### Direction
Set down word for word each line from the start of the listing through the line that contains "60.05, 60.0, 60.0];", both included.

#### Provided entries

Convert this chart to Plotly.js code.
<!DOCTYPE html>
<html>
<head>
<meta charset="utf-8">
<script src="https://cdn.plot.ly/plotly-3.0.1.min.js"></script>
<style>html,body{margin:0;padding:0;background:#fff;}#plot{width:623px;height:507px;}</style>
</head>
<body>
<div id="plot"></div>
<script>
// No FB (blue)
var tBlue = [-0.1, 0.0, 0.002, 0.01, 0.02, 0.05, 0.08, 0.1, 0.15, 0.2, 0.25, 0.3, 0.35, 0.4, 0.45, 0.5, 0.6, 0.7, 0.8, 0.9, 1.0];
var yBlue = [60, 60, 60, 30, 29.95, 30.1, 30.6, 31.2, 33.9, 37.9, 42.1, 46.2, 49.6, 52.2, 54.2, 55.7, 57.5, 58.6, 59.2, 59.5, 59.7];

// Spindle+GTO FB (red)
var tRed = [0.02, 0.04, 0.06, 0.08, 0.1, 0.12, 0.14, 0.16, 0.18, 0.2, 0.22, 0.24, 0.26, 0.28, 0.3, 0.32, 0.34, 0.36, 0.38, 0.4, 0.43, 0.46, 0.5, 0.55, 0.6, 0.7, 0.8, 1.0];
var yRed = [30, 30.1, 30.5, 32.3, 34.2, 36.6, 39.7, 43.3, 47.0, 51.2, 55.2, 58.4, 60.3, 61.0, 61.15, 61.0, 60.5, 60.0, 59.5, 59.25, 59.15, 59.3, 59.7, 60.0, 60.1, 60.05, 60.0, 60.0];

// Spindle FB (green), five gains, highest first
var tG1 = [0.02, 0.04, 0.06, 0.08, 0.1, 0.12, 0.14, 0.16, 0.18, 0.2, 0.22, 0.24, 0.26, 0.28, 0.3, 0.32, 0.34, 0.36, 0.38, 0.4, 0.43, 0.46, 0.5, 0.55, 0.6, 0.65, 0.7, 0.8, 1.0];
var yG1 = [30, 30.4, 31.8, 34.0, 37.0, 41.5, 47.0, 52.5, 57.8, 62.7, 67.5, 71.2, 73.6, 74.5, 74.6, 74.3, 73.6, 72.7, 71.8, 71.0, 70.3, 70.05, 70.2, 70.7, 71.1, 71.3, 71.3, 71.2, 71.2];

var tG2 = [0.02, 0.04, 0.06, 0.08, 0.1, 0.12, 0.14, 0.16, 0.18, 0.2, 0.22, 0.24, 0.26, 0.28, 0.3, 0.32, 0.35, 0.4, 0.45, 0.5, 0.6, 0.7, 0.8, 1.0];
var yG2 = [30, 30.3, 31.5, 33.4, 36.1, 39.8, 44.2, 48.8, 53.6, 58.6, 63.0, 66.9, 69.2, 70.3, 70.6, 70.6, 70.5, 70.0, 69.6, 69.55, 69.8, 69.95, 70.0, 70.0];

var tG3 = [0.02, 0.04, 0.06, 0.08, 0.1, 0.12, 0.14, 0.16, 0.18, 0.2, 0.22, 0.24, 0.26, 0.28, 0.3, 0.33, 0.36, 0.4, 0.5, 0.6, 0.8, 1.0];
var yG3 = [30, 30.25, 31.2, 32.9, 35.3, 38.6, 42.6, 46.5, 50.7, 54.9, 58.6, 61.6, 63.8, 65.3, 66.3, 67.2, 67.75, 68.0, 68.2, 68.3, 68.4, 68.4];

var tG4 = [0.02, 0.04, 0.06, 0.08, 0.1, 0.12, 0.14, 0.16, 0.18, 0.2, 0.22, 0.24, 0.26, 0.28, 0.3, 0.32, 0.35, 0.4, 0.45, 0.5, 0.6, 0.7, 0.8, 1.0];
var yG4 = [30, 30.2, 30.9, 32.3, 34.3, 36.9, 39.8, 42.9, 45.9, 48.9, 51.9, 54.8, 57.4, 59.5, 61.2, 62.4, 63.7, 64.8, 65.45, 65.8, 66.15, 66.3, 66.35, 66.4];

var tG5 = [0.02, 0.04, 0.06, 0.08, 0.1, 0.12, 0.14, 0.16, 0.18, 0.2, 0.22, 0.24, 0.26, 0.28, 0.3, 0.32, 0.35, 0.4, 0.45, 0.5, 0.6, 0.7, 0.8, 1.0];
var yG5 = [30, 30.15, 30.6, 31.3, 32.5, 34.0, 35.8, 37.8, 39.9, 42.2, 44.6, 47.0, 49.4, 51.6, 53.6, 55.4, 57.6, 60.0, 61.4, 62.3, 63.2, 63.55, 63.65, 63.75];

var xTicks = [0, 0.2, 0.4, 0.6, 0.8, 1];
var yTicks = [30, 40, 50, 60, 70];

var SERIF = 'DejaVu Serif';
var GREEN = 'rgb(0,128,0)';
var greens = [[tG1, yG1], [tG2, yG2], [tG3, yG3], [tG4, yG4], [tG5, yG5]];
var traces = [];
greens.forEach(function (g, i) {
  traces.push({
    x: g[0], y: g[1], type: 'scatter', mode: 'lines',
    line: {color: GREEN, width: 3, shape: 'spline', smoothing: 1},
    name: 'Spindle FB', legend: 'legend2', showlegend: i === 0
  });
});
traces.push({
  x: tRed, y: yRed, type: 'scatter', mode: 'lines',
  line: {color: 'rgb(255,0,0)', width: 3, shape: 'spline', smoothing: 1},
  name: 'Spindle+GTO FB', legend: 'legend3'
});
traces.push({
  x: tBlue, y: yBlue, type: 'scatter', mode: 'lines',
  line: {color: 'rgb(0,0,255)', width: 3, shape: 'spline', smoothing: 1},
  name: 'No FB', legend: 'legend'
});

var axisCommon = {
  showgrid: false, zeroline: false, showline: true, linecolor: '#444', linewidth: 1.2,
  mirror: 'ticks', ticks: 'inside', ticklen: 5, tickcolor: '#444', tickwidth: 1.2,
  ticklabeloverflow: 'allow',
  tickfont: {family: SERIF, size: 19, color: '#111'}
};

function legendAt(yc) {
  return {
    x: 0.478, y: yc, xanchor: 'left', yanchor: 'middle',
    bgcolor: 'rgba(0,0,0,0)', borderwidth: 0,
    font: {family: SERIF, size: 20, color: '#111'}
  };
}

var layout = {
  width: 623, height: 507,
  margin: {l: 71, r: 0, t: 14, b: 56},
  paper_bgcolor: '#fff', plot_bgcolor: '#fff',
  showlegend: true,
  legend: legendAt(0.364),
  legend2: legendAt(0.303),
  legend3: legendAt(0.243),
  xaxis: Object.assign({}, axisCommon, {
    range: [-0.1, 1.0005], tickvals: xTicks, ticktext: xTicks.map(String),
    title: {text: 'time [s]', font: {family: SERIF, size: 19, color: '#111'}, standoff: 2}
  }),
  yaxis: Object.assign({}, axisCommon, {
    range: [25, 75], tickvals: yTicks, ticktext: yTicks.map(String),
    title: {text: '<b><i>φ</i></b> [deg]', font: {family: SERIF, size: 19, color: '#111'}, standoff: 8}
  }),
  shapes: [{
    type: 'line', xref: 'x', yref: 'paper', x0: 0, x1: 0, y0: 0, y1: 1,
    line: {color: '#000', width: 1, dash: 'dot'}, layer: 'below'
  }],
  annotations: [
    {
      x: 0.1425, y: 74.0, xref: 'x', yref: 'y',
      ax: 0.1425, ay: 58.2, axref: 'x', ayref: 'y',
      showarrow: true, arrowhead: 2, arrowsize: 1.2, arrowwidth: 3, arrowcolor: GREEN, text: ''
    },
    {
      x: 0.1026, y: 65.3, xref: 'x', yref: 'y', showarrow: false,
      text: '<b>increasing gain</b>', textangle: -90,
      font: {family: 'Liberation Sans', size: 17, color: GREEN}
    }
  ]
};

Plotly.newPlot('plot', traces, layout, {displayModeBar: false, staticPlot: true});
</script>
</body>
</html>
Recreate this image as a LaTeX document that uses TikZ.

########

### The output
Convert this chart to Plotly.js code.
<!DOCTYPE html>
<html>
<head>
<meta charset="utf-8">
<script src="https://cdn.plot.ly/plotly-3.0.1.min.js"></script>
<style>html,body{margin:0;padding:0;background:#fff;}#plot{width:623px;height:507px;}</style>
</head>
<body>
<div id="plot"></div>
<script>
// No FB (blue)
var tBlue = [-0.1, 0.0, 0.002, 0.01, 0.02, 0.05, 0.08, 0.1, 0.15, 0.2, 0.25, 0.3, 0.35, 0.4, 0.45, 0.5, 0.6, 0.7, 0.8, 0.9, 1.0];
var yBlue = [60, 60, 60, 30, 29.95, 30.1, 30.6, 31.2, 33.9, 37.9, 42.1, 46.2, 49.6, 52.2, 54.2, 55.7, 57.5, 58.6, 59.2, 59.5, 59.7];

// Spindle+GTO FB (red)
var tRed = [0.02, 0.04, 0.06, 0.08, 0.1, 0.12, 0.14, 0.16, 0.18, 0.2, 0.22, 0.24, 0.26, 0.28, 0.3, 0.32, 0.34, 0.36, 0.38, 0.4, 0.43, 0.46, 0.5, 0.55, 0.6, 0.7, 0.8, 1.0];
var yRed = [30, 30.1, 30.5, 32.3, 34.2, 36.6, 39.7, 43.3, 47.0, 51.2, 55.2, 58.4, 60.3, 61.0, 61.15, 61.0, 60.5, 60.0, 59.5, 59.25, 59.15, 59.3, 59.7, 60.0, 60.1, 60.05, 60.0, 60.0];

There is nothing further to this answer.